The surgeon has been locked up for a year but his chilling legacy still haunts the city, and especially Boston detective Jane Rizzoli. But now a new killer is at work and Rizzoli senses something horrifyingly familiar about him.

The FBI starts taking an interest in the investigation and Rizzoli begins to wonder just what makes this case so different and so dangerous?
But then the unthinkable happens: the surgeon escapes. And suddenly there are two twisted killers on the loose — master and apprentice…

The Apprentice is the second book in Tess Gerritsen’s Rizzoli and Isles series. As I mentioned in my review for The Surgeon, we’re avid watchers of the TNT show Rizzoli and Isles in my house. And since book one was even better than the TV version, I picked up the second one during my last book splurge. And The Apprentice is just as good as The Surgeon. The difference was that this time I already roughly knew what would happen as the script for the series pilot was based on this novel. This, however, did in no way take away from my enjoyment of the novel, as once again it was proven that TV and books are two very different experiences.

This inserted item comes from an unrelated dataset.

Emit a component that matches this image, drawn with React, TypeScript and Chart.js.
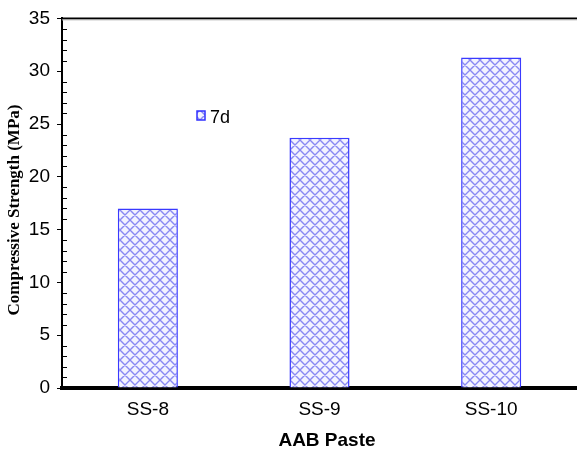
import React, { useEffect, useRef } from "react";
import { Chart, registerables } from "chart.js";

Chart.register(...registerables);

const categories = ["SS-8", "SS-9", "SS-10"];
const seriesLabel = "7d";
const values7d = [17.0, 23.7, 31.3];
const yTicks = [0, 5, 10, 15, 20, 25, 30, 35];
const xTitle = "AAB Paste";
const yTitle = "Compressive Strength (MPa)";

const SANS = "'Liberation Sans', Arial, sans-serif";
const SERIF = "'Liberation Serif', 'Times New Roman', serif";

function makePattern(): CanvasPattern | string {
  const c = document.createElement("canvas");
  c.width = 10;
  c.height = 10;
  const ctx = c.getContext("2d");
  if (!ctx) return "#e8e8ff";
  ctx.fillStyle = "#f4f4ff";
  ctx.fillRect(0, 0, 10, 10);
  ctx.strokeStyle = "#8a8af2";
  ctx.lineWidth = 1.4;
  ctx.beginPath();
  ctx.moveTo(-1, -1);
  ctx.lineTo(11, 11);
  ctx.moveTo(-1, 9);
  ctx.lineTo(1, 11);
  ctx.moveTo(9, -1);
  ctx.lineTo(11, 1);
  ctx.moveTo(11, -1);
  ctx.lineTo(-1, 11);
  ctx.moveTo(1, -1);
  ctx.lineTo(-1, 1);
  ctx.moveTo(11, 9);
  ctx.lineTo(9, 11);
  ctx.stroke();
  const p = ctx.createPattern(c, "repeat");
  return p || "#e8e8ff";
}

export default function App() {
  const ref = useRef<HTMLCanvasElement | null>(null);
  useEffect(() => {
    if (!ref.current) return;
    const pattern = makePattern();
    const decor = {
      id: "decor",
      afterDraw(chart: any) {
        const ctx = chart.ctx;
        const ca = chart.chartArea;
        const y = chart.scales.y;
        ctx.save();
        // top frame line
        ctx.strokeStyle = "#000";
        ctx.lineWidth = 2;
        ctx.beginPath();
        ctx.moveTo(ca.left - 1, ca.top);
        ctx.lineTo(chart.width, ca.top);
        ctx.stroke();
        ctx.strokeStyle = "#bbb";
        ctx.lineWidth = 1;
        ctx.beginPath();
        ctx.moveTo(ca.left, ca.top + 1.5);
        ctx.lineTo(chart.width, ca.top + 1.5);
        ctx.stroke();
        // minor ticks
        ctx.strokeStyle = "#000";
        ctx.lineWidth = 1;
        for (let v = 0; v <= 35; v++) {
          if (v % 5 === 0) continue;
          const py = Math.round(y.getPixelForValue(v)) + 0.5;
          ctx.beginPath();
          ctx.moveTo(ca.left, py);
          ctx.lineTo(ca.left + 5, py);
          ctx.stroke();
        }
        // legend
        const lx = 197;
        const ly = 111;
        ctx.fillStyle = pattern as any;
        ctx.fillRect(lx, ly, 8, 9);
        ctx.strokeStyle = "#3030ff";
        ctx.lineWidth = 1.5;
        ctx.strokeRect(lx, ly, 8, 9);
        ctx.fillStyle = "#000";
        ctx.font = "18px " + SANS;
        ctx.textBaseline = "alphabetic";
        ctx.textAlign = "left";
        ctx.fillText(chart.data.datasets[0].label, lx + 13, ly + 12);
        // axis titles
        ctx.font = "bold 19px " + SANS;
        ctx.textAlign = "center";
        ctx.fillText(xTitle, 327, 446);
        ctx.translate(19, 210);
        ctx.rotate(-Math.PI / 2);
        ctx.font = "bold 17px " + SERIF;
        ctx.textAlign = "center";
        ctx.textBaseline = "alphabetic";
        ctx.fillText(yTitle, 0, 0);
        ctx.restore();
      },
    };
    const chart = new Chart(ref.current, {
      type: "bar",
      data: {
        labels: categories,
        datasets: [
          {
            label: seriesLabel,
            data: values7d,
            backgroundColor: pattern as any,
            borderColor: "#3a3aff",
            borderWidth: 1.5,
            categoryPercentage: 1,
            barPercentage: 0.35,
          },
        ],
      },
      options: {
        responsive: false,
        animation: false,
        layout: { padding: { top: 17, right: 0, left: 0, bottom: 0 } },
        plugins: {
          legend: { display: false },
          tooltip: { enabled: false },
        },
        scales: {
          x: {
            grid: { display: false, drawTicks: false },
            border: { color: "#000", width: 4 },
            ticks: {
              color: "#000",
              font: { family: SANS, size: 19 },
              padding: 10,
            },
            afterFit(s: any) {
              s.height = 63;
            },
          },
          y: {
            min: 0,
            max: 35,
            afterBuildTicks(s: any) {
              s.ticks = yTicks.map((v) => ({ value: v }));
            },
            grid: {
              display: true,
              drawOnChartArea: false,
              drawTicks: true,
              tickLength: 5,
              color: "#000",
              lineWidth: 1,
            },
            border: { color: "#000", width: 2 },
            ticks: {
              color: "#000",
              font: { family: SANS, size: 19 },
              padding: 7,
            },
            afterFit(s: any) {
              s.width = 62;
            },
          },
        },
      },
      plugins: [decor],
    });
    return () => chart.destroy();
  }, []);
  return (
    <div style={{ position: "absolute", left: 0, top: 0, width: 577, height: 451, background: "#fff" }}>
      <canvas ref={ref} width={577} height={451} />
    </div>
  );
}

In The Apprentice we finally meet Dr Isles and she’s nothing like the Dr Isles we meet in the TV show. Instead of sophisticated, brilliant, slightly socially awkward, rich girl Dr. Maura Isles of TV fame, the book’s Dr. Isles is a brilliant, business-like, logical professional with a penchant for Goth black and nicknamed Queen of the Dead by the police department. While she doesn’t read very different from TV-Maura, she certainly looks completely different and doesn’t have a super large part in this book.

There are more switches in characters. Moore is of in Europe with his new ladylove, Dr Catherine Cordell, so Rizzoli is back to partnering with Frost. In addition, she has to contend with Detective Korsak, a blunt, grumpy, middle-aged detective with a drinking habit, who calls Rizzoli in on a murder case that closely resembles the M.O. of the Surgeon. Another complication is Gabriel Dean, an FBI agent who turns up at the second murder scene Rizzoli and Korsak are called to, intending to ‘advise’ them on their case, much to both Korsak’s and Rizzoli’s chagrin. His appearance is a sign that all is much more complicated than a simple copycat on the loose. I loved these new additions to the story and I do hope we’ll see more of them in future books.

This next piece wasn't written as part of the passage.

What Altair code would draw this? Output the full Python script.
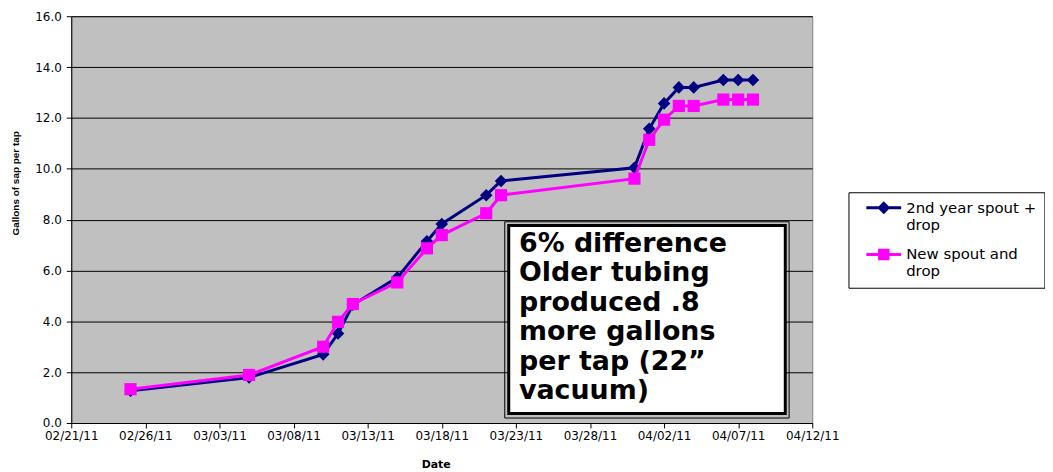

The number of viewpoints in this book has lessened from the four there were in The Surgeon. This time we only get view points from Rizzoli and Hoyt. I liked it as it tightens the focus of the book on to Jane and makes her the central character. Hoyt is as freaky as ever… His viewpoint pieces just gave me goose bumps and chills as I read them. They are also very key in creating tension between what the reader knows and what the cops know. The encroaching sense of helplessness that envelops Rizzoli, as her conviction that the new murders are linked to Hoyt is dismissed by her colleagues as paranoia and as a result of her traumatic experiences in the first book, is chilling and frustrating for both Rizzoli herself and the reader as we know that she’s right!

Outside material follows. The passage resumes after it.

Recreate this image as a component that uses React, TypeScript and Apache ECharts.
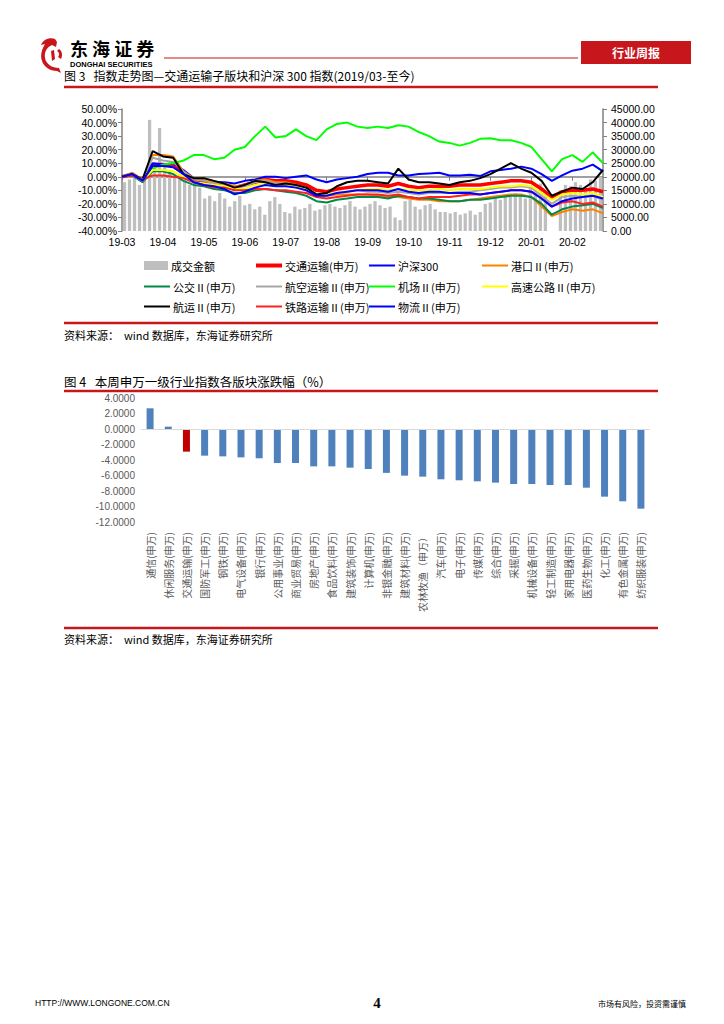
import React, { useEffect, useRef } from 'react';
import * as echarts from 'echarts';

// ---------- Figure 3 data ----------
const MONTHS = ['2019-03', '2019-04', '2019-05', '2019-06', '2019-07', '2019-08', '2019-09', '2019-10', '2019-11', '2019-12', '2020-01', '2020-02'];
const LINE_DAYS = ['01', '08', '16', '23'];
const BAR_DAYS = ['01', '04', '08', '12', '16', '19', '23', '27'];
const lineDates = MONTHS.flatMap((m) => LINE_DAYS.map((d) => `${m}-${d}`));
const barDates = MONTHS.flatMap((m) => BAR_DAYS.map((d) => `${m}-${d}`));

const turnover = [
  18000, 19000, 20000, 17000, 19000, 41000, 25000, 38000,
  24000, 22000, 20000, 21000, 19000, 17000, 20000, 16000,
  12000, 13000, 11000, 14000, 12000, 9000, 11000, 13000,
  9500, 10000, 8000, 9000, 6000, 11000, 12500, 10000,
  7000, 6500, 9000, 8000, 8500, 10000, 7500, 8000,
  9500, 10000, 9000, 8500, 9500, 11000, 9000, 8000,
  9000, 10000, 11000, 9500, 8500, 9000, 5000, 4000,
  11000, 11500, 9000, 8000, 9500, 10000, 8000, 7000,
  7000, 6500, 7000, 6000, 6500, 7500, 6000, 7000,
  10000, 10500, 12000, 11500, 13000, 13500, 14000, 13000,
  12000, 17000, 15000, 17500, 13000, 0, 0, 15000,
  17000, 16500, 18000, 17000, 16000, 19000, 18500, 20000,
];

const jiaotong = [
  0, 2, -3, 9, 9, 8, 3, -3,
  -3, -5, -6, -8, -6, -4, -2, -3,
  -3, -4, -6, -10, -11, -9, -8, -7,
  -6, -6, -7, -5, -7, -8, -7, -7,
  -7, -6, -6, -6, -5, -4, -3, -3,
  -4, -9, -15, -11, -10, -10, -9, -11,
];
const hs300 = [
  0, 2, -2, 10, 9, 10, 5, -1,
  -3, -4, -4, -5, -3, -2, 0, 0,
  -1, 0, 1, -2, -4, -2, -1, 0,
  2, 3, 3, 1, 1, 2, 2.5, 3,
  1, 1, 1.5, 0.5, 4, 5, 6, 7.5,
  6, 2, -3, 1, 4.5, 6, 9, 4,
];
const gangkou = [
  0, 3, -2, 16, 16, 15, 4, -1,
  -2, -4, -5, -7, -6, -3, -2, -4,
  -4, -6, -9, -13, -14, -13, -13, -13,
  -13, -14, -15, -15, -16, -17, -17, -18,
  -18, -18, -17, -16, -15, -14, -13, -13,
  -15, -22, -29, -26, -24, -25, -24, -27,
];
const gongjiao = [
  0, 1, -4, 4, 4, 2, -3, -6,
  -7, -9, -10, -12, -12, -10, -9, -10,
  -11, -12, -14, -18, -19, -17, -16, -15,
  -15, -15, -16, -14, -15, -16, -16, -17,
  -18, -18, -17, -17, -16, -15, -14, -14,
  -15, -20, -28, -24, -22, -21, -20, -23,
];
const hangkong = [
  0, 2, -2, 14, 12, 11, 4, -2,
  -3, -5, -6, -8, -7, -4, -3, -5,
  -5, -6, -9, -13, -14, -12, -11, -10,
  -11, -11, -12, -11, -12, -13, -12, -12,
  -12, -11, -11, -10, -9, -8, -8, -7,
  -8, -14, -20, -15, -14, -15, -14, -17,
];
const jichang = [
  0, 2, -3, 6, 9, 10, 12, 16,
  16, 13, 14, 20, 22, 30, 37, 29,
  30, 35, 30, 27, 35, 39, 40, 37,
  36, 37, 36, 38, 37, 33, 30, 26,
  25, 23, 25, 28, 28.5, 27, 27, 25,
  22, 13, 4, 13, 16, 11, 18, 10,
];
const gaosu = [
  0, 2, -3, 5, 5, 4, 0, -4,
  -5, -6, -7, -9, -9, -6, -5, -6,
  -6, -7, -9, -13, -13, -12, -11, -10,
  -9, -9, -10, -9, -10, -10, -10, -9,
  -10, -9, -9, -9, -8, -7, -7, -6,
  -7, -12, -17, -13, -12, -13, -12, -15,
];
const hangyun = [
  0, 2, -2, 19, 15, 14, 2, -1,
  -1, -3, -5, -8, -6, -3, -4, -6,
  -5, -6, -8, -13, -12, -7, -4, -3,
  -3, -4, -5, 6, -2, -4, -4, -5,
  -6, -4, -3, -1, 2, 6, 10, 6,
  3, -3, -14, -11, -8, -9, -4, 5,
];
const tielu = [
  0, 1, -2, 1, 1, 0, -1, -4,
  -6, -8, -8, -10, -10, -9, -9, -10,
  -10, -11, -12, -15, -16, -15, -14, -13,
  -13, -13, -14, -13, -15, -16, -15, -15,
  -15, -14, -13, -13, -12, -11, -10, -10,
  -11, -16, -22, -19, -18, -20, -19, -22,
];
const wuliu = [
  0, 2, -3, 8, 8, 7, 2, -4,
  -6, -7, -9, -13, -11, -8, -6, -7,
  -7, -8, -10, -14, -14, -12, -11, -10,
  -10, -10, -11, -9, -11, -12, -11, -11,
  -12, -12, -12, -13, -12, -11, -10, -10,
  -11, -16, -22, -18, -16, -15, -14, -16,
];

// ---------- Figure 4 data ----------
const industries = [
  '通信(申万)', '休闲服务(申万)', '交通运输(申万)', '国防军工(申万)', '钢铁(申万)', '电气设备(申万)', '银行(申万)',
  '公用事业(申万)', '商业贸易(申万)', '房地产(申万)', '食品饮料(申万)', '建筑装饰(申万)', '计算机(申万)', '非银金融(申万)',
  '建筑材料(申万)', '农林牧渔（申万）', '汽车(申万)', '电子(申万)', '传媒(申万)', '综合(申万)', '采掘(申万)',
  '机械设备(申万)', '轻工制造(申万)', '家用电器(申万)', '医药生物(申万)', '化工(申万)', '有色金属(申万)', '纺织服装(申万)',
];
const weeklyChange = [
  2.67, 0.3, -2.92, -3.44, -3.53, -3.66, -3.78,
  -4.39, -4.39, -4.82, -4.82, -4.99, -5.16, -5.66,
  -6.02, -6.15, -6.49, -6.62, -6.75, -6.92, -7.10,
  -7.10, -7.23, -7.23, -7.57, -8.73, -9.33, -10.28,
];
const HIGHLIGHT = '交通运输(申万)';

const CJK = '"Noto Sans CJK SC", "Noto Sans", sans-serif';
const LATIN = '"Liberation Sans", Arial, sans-serif';

echarts.graphic.registerShape(
  'logo',
  echarts.graphic.extendPath(
    'M18 2 C12 0 6 3 4 8 L8 7 C5 12 3 18 5 24 C7 30 13 34 20 34 L24 36 L22 31 C15 31 9 27 8 21 C7 15 10 10 15 8 L19 10 L20 5 Z M22 12 C25 14 26 18 24 22 L21 20 C23 18 22 15 20 14 Z M14 14 L17 13 L18 22 L15 24 Z',
    {}
  )
);

const lineDefs = [
  { name: '交通运输(申万)', data: jiaotong, color: '#ff0000', width: 3.5 },
  { name: '沪深300', data: hs300, color: '#0000ff', width: 2 },
  { name: '港口Ⅱ(申万)', data: gangkou, color: '#ff8000', width: 2 },
  { name: '公交Ⅱ(申万)', data: gongjiao, color: '#008a45', width: 2 },
  { name: '航空运输Ⅱ(申万)', data: hangkong, color: '#a6a6a6', width: 2 },
  { name: '机场Ⅱ(申万)', data: jichang, color: '#00ff00', width: 2 },
  { name: '高速公路Ⅱ(申万)', data: gaosu, color: '#ffff00', width: 2 },
  { name: '航运Ⅱ(申万)', data: hangyun, color: '#000000', width: 2 },
  { name: '铁路运输Ⅱ(申万)', data: tielu, color: '#ff2020', width: 2 },
  { name: '物流Ⅱ(申万)', data: wuliu, color: '#0000ff', width: 2 },
];

const legendPos: [string, number, number, number][] = [
  ['成交金额', 144, 267, 9],
  ['交通运输(申万)', 256, 267, 4],
  ['沪深300', 369, 267, 2],
  ['港口Ⅱ(申万)', 482, 267, 2],
  ['公交Ⅱ(申万)', 144, 288, 2],
  ['航空运输Ⅱ(申万)', 256, 288, 2],
  ['机场Ⅱ(申万)', 369, 288, 2],
  ['高速公路Ⅱ(申万)', 482, 288, 2],
  ['航运Ⅱ(申万)', 144, 308, 2],
  ['铁路运输Ⅱ(申万)', 256, 308, 2],
  ['物流Ⅱ(申万)', 369, 308, 2],
];

const monthTick = (i: number) => i % 4 === 0;

export default function App() {
  const ref = useRef<HTMLDivElement>(null);
  useEffect(() => {
    if (!ref.current) return;
    const chart = echarts.init(ref.current, null, { renderer: 'svg' });

    const text = (x: number, y: number, t: string, o: any = {}) => ({
      type: 'text',
      x,
      y,
      silent: true,
      style: {
        text: t,
        fontSize: o.size || 11,
        fontFamily: o.family || CJK,
        fontWeight: o.weight || 'normal',
        fill: o.color || '#000',
        textAlign: o.align || 'left',
        textVerticalAlign: 'middle',
      },
    });
    const rule = (y: number, x1: number, x2: number, w = 2, c = '#c8161d') => ({
      type: 'line',
      silent: true,
      shape: { x1, y1: y, x2, y2: y },
      style: { stroke: c, lineWidth: w },
    });

    const option: any = {
      animation: false,
      backgroundColor: '#fff',
      graphic: [
        { type: 'logo', x: 37, y: 37, scaleX: 1.0, scaleY: 1.0, style: { fill: '#c8161d' } },
        text(70, 47.5, '东 海 证 券', { size: 18, weight: 'bold' }),
        text(70, 64, 'DONGHAI SECURITIES', { size: 7.5, weight: 'bold', family: LATIN }),
        rule(58, 164, 578, 1.2),
        { type: 'rect', silent: true, shape: { x: 581, y: 41, width: 110, height: 23 }, style: { fill: '#c8161d' } },
        text(636, 52.5, '行业周报', { size: 12, weight: 'bold', color: '#fff', align: 'center' }),
        text(64, 75, '图 3   指数走势图—交通运输子版块和沪深 300 指数(2019/03-至今)', { size: 12 }),
        rule(87, 64, 658, 2.5),
        rule(323, 64, 658, 2.5),
        text(64, 335, '资料来源：  wind 数据库，东海证券研究所', { size: 11 }),
        text(64, 381, '图 4   本周申万一级行业指数各版块涨跌幅（%）', { size: 12.5 }),
        rule(391, 64, 658, 2.5),
        rule(628, 64, 658, 2.5),
        text(64, 639, '资料来源：  wind 数据库，东海证券研究所', { size: 11 }),
        text(35, 1003, 'HTTP://WWW.LONGONE.COM.CN', { size: 8.5, family: LATIN }),
        text(377, 1003, '4', { size: 15, weight: 'bold', family: '"Liberation Serif", serif', align: 'center' }),
        text(598, 1003, '市场有风险，投资需谨慎', { size: 8 }),
      ],
      legend: legendPos.map(([name, left, y, h]) => ({
        data: [name],
        left,
        top: y - 7,
        padding: 0,
        itemGap: 0,
        icon: 'rect',
        itemWidth: name === '成交金额' ? 24 : 26,
        itemHeight: h,
        selectedMode: false,
        textStyle: { fontSize: 11, fontFamily: CJK, color: '#000', padding: [0, 0, 0, -2] },
      })),
      grid: [
        { left: 122, right: 121, top: 109, bottom: 793 },
        { left: 141, right: 74, top: 398, bottom: 502 },
      ],
      xAxis: [
        {
          type: 'category',
          gridIndex: 0,
          data: lineDates,
          boundaryGap: false,
          axisLine: { lineStyle: { color: '#808080', width: 1.5 } },
          axisTick: { interval: monthTick, length: 4, lineStyle: { color: '#808080' } },
          axisLabel: {
            interval: monthTick,
            formatter: (v: string) => v.slice(2, 7),
            fontSize: 10.5,
            fontFamily: LATIN,
            color: '#000',
            margin: 5,
          },
        },
        { type: 'category', gridIndex: 0, data: barDates, show: false, boundaryGap: true },
        {
          type: 'category',
          gridIndex: 1,
          data: industries,
          position: 'bottom',
          axisLine: { show: false, onZero: false },
          axisTick: { show: false },
          axisLabel: {
            interval: 0,
            rotate: 90,
            fontSize: 10,
            fontFamily: CJK,
            color: '#595959',
            margin: 10,
          },
        },
      ],
      yAxis: [
        {
          type: 'value',
          gridIndex: 0,
          min: -40,
          max: 50,
          interval: 10,
          splitLine: { show: false },
          axisLine: { show: true, lineStyle: { color: '#808080', width: 1.5 } },
          axisTick: { show: true, length: 4, lineStyle: { color: '#808080' } },
          axisLabel: {
            formatter: (v: number) => v.toFixed(2) + '%',
            fontSize: 10.5,
            fontFamily: LATIN,
            color: '#000',
            margin: 5,
          },
        },
        {
          type: 'value',
          gridIndex: 0,
          position: 'right',
          min: 0,
          max: 45000,
          interval: 5000,
          splitLine: { show: false },
          axisLine: { show: true, lineStyle: { color: '#808080', width: 1.5 } },
          axisTick: { show: true, length: 4, lineStyle: { color: '#808080' } },
          axisLabel: {
            formatter: (v: number) => v.toFixed(2),
            fontSize: 10.5,
            fontFamily: LATIN,
            color: '#000',
            margin: 8,
          },
        },
        {
          type: 'value',
          gridIndex: 1,
          min: -12,
          max: 4,
          interval: 2,
          splitLine: { show: false },
          axisLine: { show: false },
          axisTick: { show: false },
          axisLabel: {
            formatter: (v: number) => v.toFixed(4),
            fontSize: 10,
            fontFamily: LATIN,
            color: '#595959',
            margin: 6,
          },
        },
      ],
      series: [
        {
          type: 'bar',
          name: '成交金额',
          xAxisIndex: 1,
          yAxisIndex: 1,
          data: turnover,
          barCategoryGap: '35%',
          itemStyle: { color: '#bfbfbf' },
        },
        ...lineDefs.map((d) => ({
          type: 'line',
          name: d.name,
          xAxisIndex: 0,
          yAxisIndex: 0,
          data: d.data,
          showSymbol: false,
          symbol: 'none',
          lineStyle: { color: d.color, width: d.width },
          itemStyle: { color: d.color },
        })),
        {
          type: 'bar',
          name: '涨跌幅',
          xAxisIndex: 2,
          yAxisIndex: 2,
          data: weeklyChange,
          barWidth: 7,
          itemStyle: {
            color: (p: any) => (p.name === HIGHLIGHT ? '#c00000' : '#4f81bd'),
          },
          markLine: {
            silent: true,
            symbol: ['none', 'none'],
            label: { show: false },
            lineStyle: { color: '#d9d9d9', type: 'solid', width: 1 },
            data: [{ yAxis: 0 }],
          },
        },
      ],
    };
    chart.setOption(option);
    return () => chart.dispose();
  }, []);
  return (
    <div
      ref={ref}
      style={{ position: 'absolute', left: 0, top: 0, width: 724, height: 1024, background: '#fff' }}
    />
  );
}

The Apprentice was another chilling read. Gerritsen’s creation of Rizzoli and Isles is one of my favourite ones out there at the moment and I really hope I’ll be able to get my hands on further instalments in the series soon. The Apprentice is a highly recommended police procedural for people who enjoy meticulous plotting and research combined with chilling, psychological aspects. Make sure to free up your schedule though, because you won’t want to put this one down.